«Иисус говорит им: Моя пища есть творить волю Пославшего Меня и совершить дело Его» (Ио. 4, 34).
Еда — это жизнь, поддерживающая жизнь. Мы не можем съесть камень, питаться водой. Нам нужно то, что уже не мёртвое, а живое. Может быть, когда-нибудь заменят еду таблетками, но и тогда останется главная еда — общение людей между собой. Если человек останется один, пусть и с кучей еды, и он будет знать, что он один, некому ему написать и ему некому написать, он последний человек, других нет и не будет, то этому человеку будет очень плохо и вряд ли его утешит, что все вкусняшки в мире его.
Многие люди боятся встретить человека, общение с которым высасывает все силы, но куда страшнее, когда силы есть, а никого вокруг нет. Лучше стая вампиров, чем одиночество. Только вот одиночество на деле — судьба как раз тех, кто живёт, не общаясь, а лишь берёт у других людей, ничего не отдавая взамен.
Каждому из нас случалось пользоваться чужими слабостями или даже чужим слабоволием.
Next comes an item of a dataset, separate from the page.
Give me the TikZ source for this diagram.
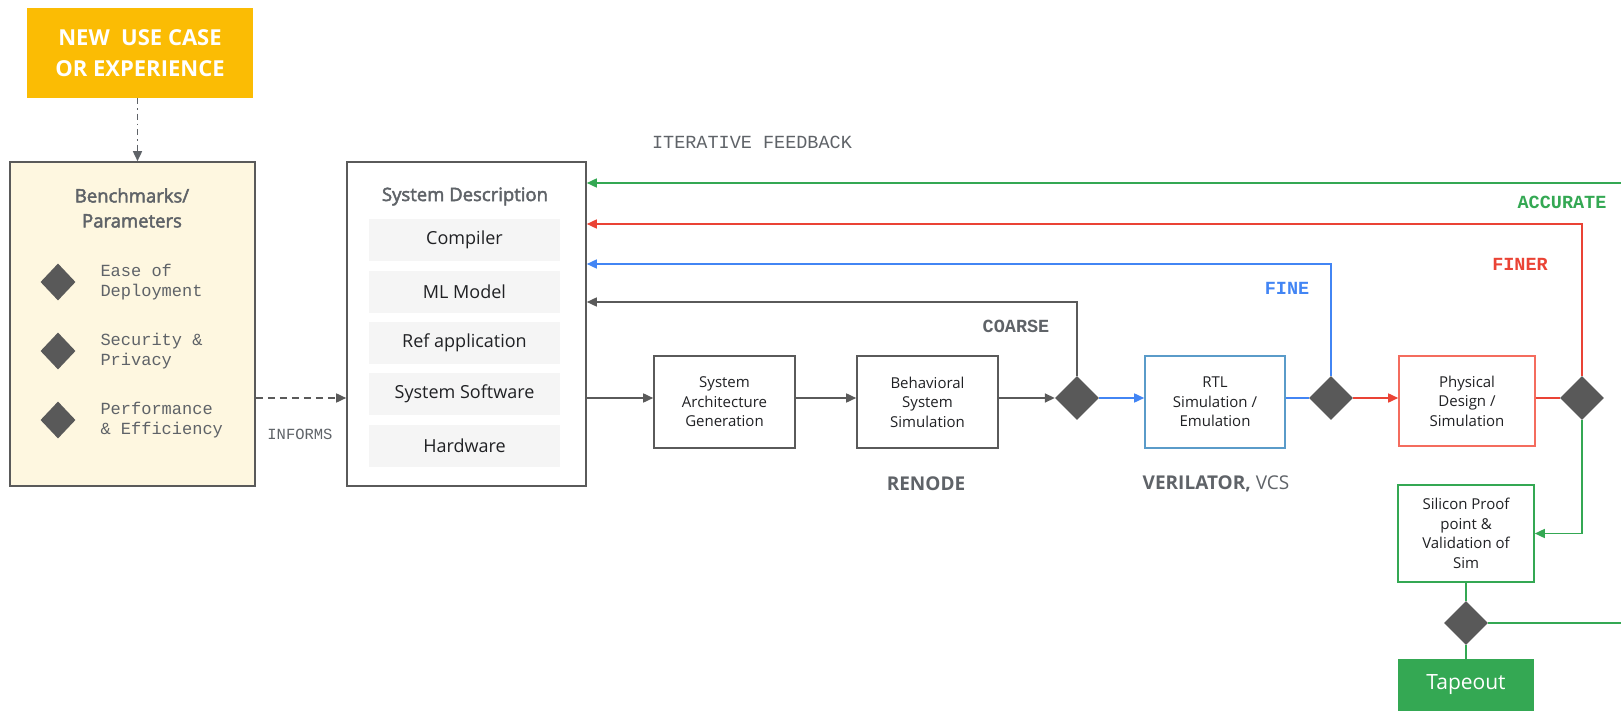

Вместо того, чтобы пожалеть человека, помочь ему укрепить свою волю, мы им манипулируем, мы помогаем ему оставаться слабым, а сами гордимся собой — я человек сильной воли, как же, помог другому.
Можно жить по-другому. Отношения с людьми это ведь как песочные часы. Переверни — найди себе человека с сильной волей, который бы тебя вёл сквозь трудности, был директором твоей жизни, а за его спиной, поклонниками, прихлебателями, как у Христа за пазухой.
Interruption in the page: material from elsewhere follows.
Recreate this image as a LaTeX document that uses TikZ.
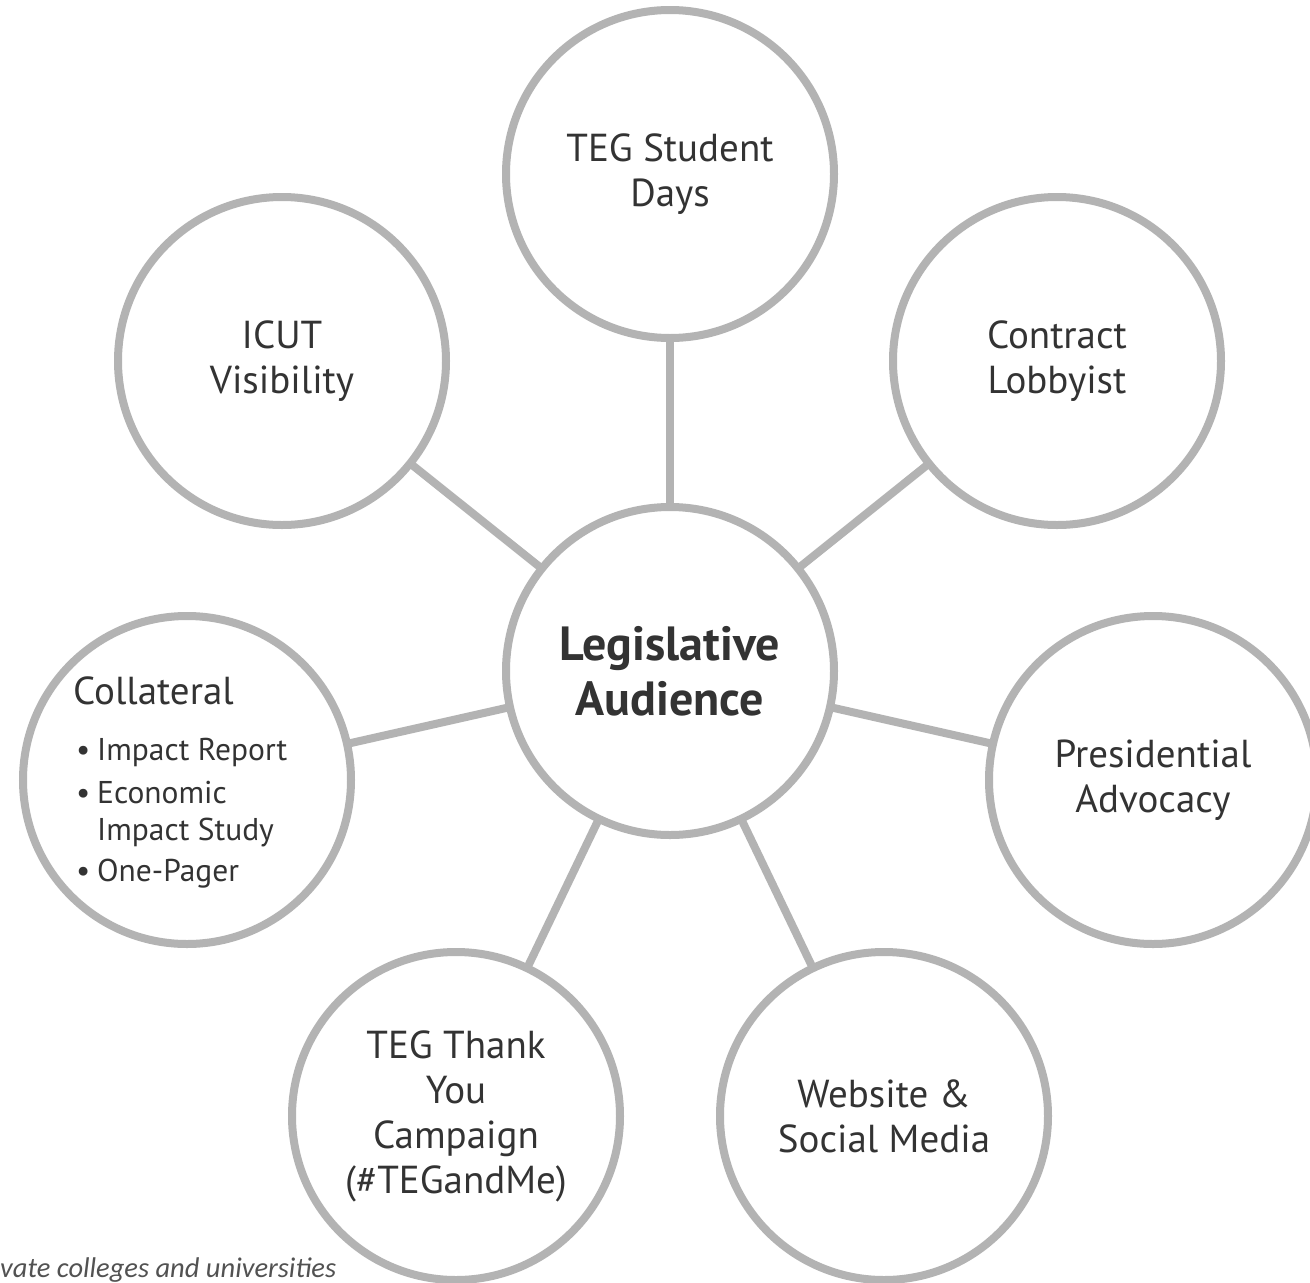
\documentclass[tikz,border=0pt]{standalone}
\usepackage{fontspec}
\setmainfont{PT Sans}
\newfontfamily\notefont{Carlito}
\definecolor{ringgray}{RGB}{179,179,179}
\definecolor{txtgray}{RGB}{51,51,51}
\begin{document}
\begin{tikzpicture}[x=1pt,y=-1pt,
  ring/.style={circle,draw=ringgray,line width=8pt,fill=white,minimum size=328pt,inner sep=0pt,outer sep=0pt,
    text=txtgray,align=center,font=\fontsize{39}{45}\selectfont},
  hub/.style={ring,font=\fontsize{48}{55}\selectfont\bfseries},
  link/.style={draw=ringgray,line width=8pt},
  bul/.style={anchor=base west,inner sep=0pt,text=txtgray,font=\fontsize{31.5}{37}\selectfont,align=left}
]
\useasboundingbox (0,0) rectangle (1310,1283);
\fill[white] (0,0) rectangle (1310,1283);
\node[hub]  (hub)  at (670,671)  {Legislative\\Audience};
\node[ring] (days) at (670,174)  {TEG Student\\Days};
\node[ring] (icut) at (282,361)  {ICUT\\Visibility};
\node[ring] (lob)  at (1057,361) {Contract\\Lobbyist};
\node[ring] (coll) at (187,780)  {};
\node[ring] (pres) at (1153,780) {Presidential\\Advocacy};
\node[ring] (thx)  at (456,1116) {TEG Thank\\You\\Campaign\\(\#TEGandMe)};
\node[ring] (web)  at (884,1116) {Website \&\\Social Media};
\foreach \n in {days,icut,lob,coll,pres,thx,web}{\path[link] (hub) -- (\n);}
\node[bul,font=\fontsize{39}{45}\selectfont] (colltitle) at (73,704) {Collateral};
\node[bul] (b1) at (76,760) {\textbullet};
\node[bul] (t1) at (97,760) {Impact Report};
\node[bul] (b2) at (76,803) {\textbullet};
\node[bul] (t2) at (97,803) {Economic};
\node[bul] (t2b) at (97,840) {Impact Study};
\node[bul] (b3) at (76,881) {\textbullet};
\node[bul] (t3) at (97,881) {One-Pager};
\node[anchor=base west,inner sep=0pt,text=txtgray!85,font=\notefont\itshape\fontsize{28.5}{30}\selectfont] (note) at (0,1277) {vate colleges and universities};
\end{tikzpicture}
\end{document}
Нет у Христа пазухи! Присмотритесь — у распятого и рубашки-то нет. Он спасает слабых, делая их сильными, Он спасает от зависимостей не новой зависимостью — зависимостью от Бога — а освобождением для полноценной жизни. Его еда — это не люди, а Бог, воля Отца, и Отец хочет стать едой, дающей жизнь, волю и свободу, поддерживающей жизнь Сына, как Сын поддерживает жизнь в каждом человеке. Потому что воля Отца не в том, чтобы спасти Сына от смерти, а в том, чтобы Сын спас от смерти всех людей, без изъятия, чтобы все спаслись.
Мы всё пытаемся возвеличивать Христа, а Его надо просто съесть. Он хочет быть для нас не убежищем, а угощением, звеном в пищевой цепочке святости и вечности. Чтобы и мы были для другого человека не кукловодом и вампиром, а источником жизни, вдохновляющим и освобождающим.
Бесконечный Бог с бесконечным уважением, бесконечной деликатностью отдаёт Себя нас, оделяет нас волей — своей волей, свободной, как человек, съевший рыбу, не становится рыбой. Воля Божия не становится нашей, но сопричастность Богу — в молитве, в любви, в причащении — воскрешает нашу волю, нашу свободу от других и для других. Мы уже не песочные часы, мы часы солнечные, напоминающие, что наша жизнь — лишь часть вечной жизни. Человеческая воля есть воля горизонтальная, воля устроиться здесь, во времени, воля сосуществования со смертью. Воля Божия делает нашу волю — вертикальной, волей сосуществования с вечностью. «Да будет воля Твоя» означает, что мы соглашаемся, чтобы река нашей жизни текла не в никуда, а на небо. Воля Божия есть воля к спасению, любви, созиданию — и её надо принимать в себя, а не внешне, давая ей становиться нашей волей.
Мы принимаем волю Божию в обряде, в знаке, в воспоминании о крови, пролитой на Голгофе. Что, символ — ничто? А удар копьём под ребро — ничто? В хрониках всемирной истории нету места этому удару, но вера и любовь знают, что все хроники исчезнут, а наша память должна сохранить память об этом ударе, должна повторять «это вино — кровь Голгофы», чтобы никто никого более не ударял. Потому что нет воли Божией на смерть и кровь, а есть воля Божия на вино воскресения и вечности.